At noon, our hunger was appeased with enormous bowls of rice and what I think must have been three or four small chickens, with many side dishes. Eating slowly, we gradually increased our intake, until, after an hour and a half of practically conversationless feeding, we withdrew, heavy and replete. And so our fortune turned.

We met Hyatulla at the petrol pump, where, after many flourishes of our British passport, the reluctant and militant keeper (attendant would be a gross misnomer) grudgingly gave us two gallons of the precious, rationed liquid. Hyatulla was the driver-owner of a brand-new petrol tanker, bound for Kabul. Rotund, jovial, about thirty years old, he possessed an instantly likeable open face, olive-tanned under a well-fitting astrakhan cap. From the moment of meeting this modern hillman, most of our worries vanished. Fortunately for us he took it on himself to become our host, guide, and protector. It was very dangerous, he informed us, to travel alone through the mountains and deserts to Kabul. We would do better to go in convoy with him; that way we would never lose the track and most of our baggage he would carry in the cab beside him. It sounded very attractive. We would be able to throw our less heavily laden scooter around more easily, keep up a higher speed, and perhaps spend many more miles in an upright position. Nita politely but firmly refused a seat in the tanker, preferring the wilderness to the possible amorous advances of a hot-blooded Afghan. Her initial fears and my uneasiness regarding such a possibility were soon allayed. Hyatulla was a gentleman.

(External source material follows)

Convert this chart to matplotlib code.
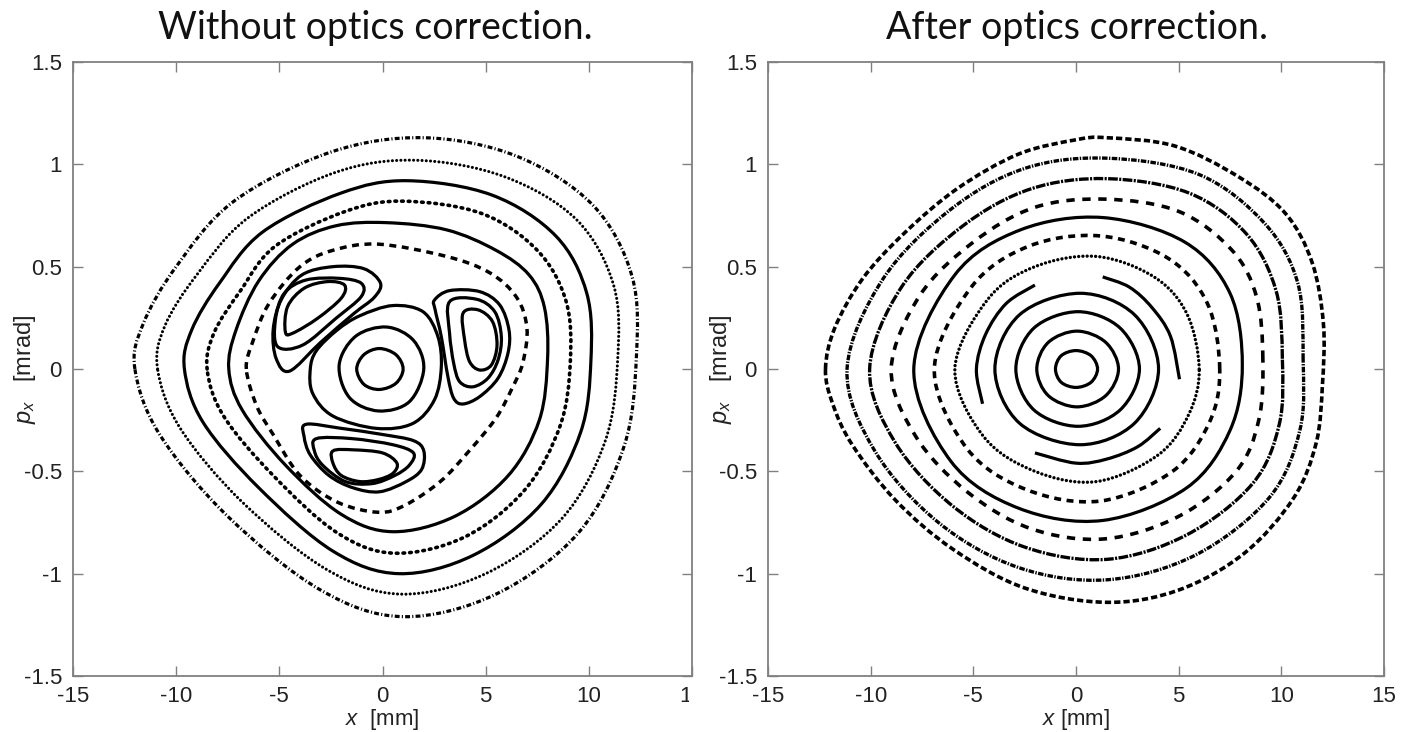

We spent the rest of that blistering day languishing in the hotel that provided cool shade if little else, while our new-found friend completed his business. Then, as the sun set and the sting went out of the air, we set off; probably the most unusual motor convoy ever to leave Herat: a long pencil-shaped silver tanker, followed at a respectful distance by a buzzing scooter carrying two people very anxious not to lose sight of the rapidly moving dust cloud ahead. This, apart from resolving into a patch of dancing, hazy light as darkness fell, did not reveal itself again as something tangible until, having covered seventy-eight miles, we stopped at a thatched chai house in the village of Shind-Dan.

Put like that it sounds easy, smooth, and uneventful. But those seventy-eight miles were a nerve-racking ordeal. It would almost certainly have been easier to have kept up a twenty-mile average around a ploughed field. Somehow we managed to keep our marker in sight and amazingly our scooter covered the distance at the fierce pace without disintegrating. The prospect of another hundred miles repeat performance after a half-hour break was not over-appealing. Beating the clouds of dust from our clothing we stamped in front of the cosy charcoal fire where the samovar was steaming, stretching audibly, while I tried to straighten my reluctant arms from a handlebars position. There would have to be a change of tactics.

Fortunately, Hyatulla had among his other qualities the gift of observation. He told us that, as he was in no hurry to reach the capital, we should be travelling slower on the next lap. We accepted this statement graciously and blessed him silently for being the perfect host that he was.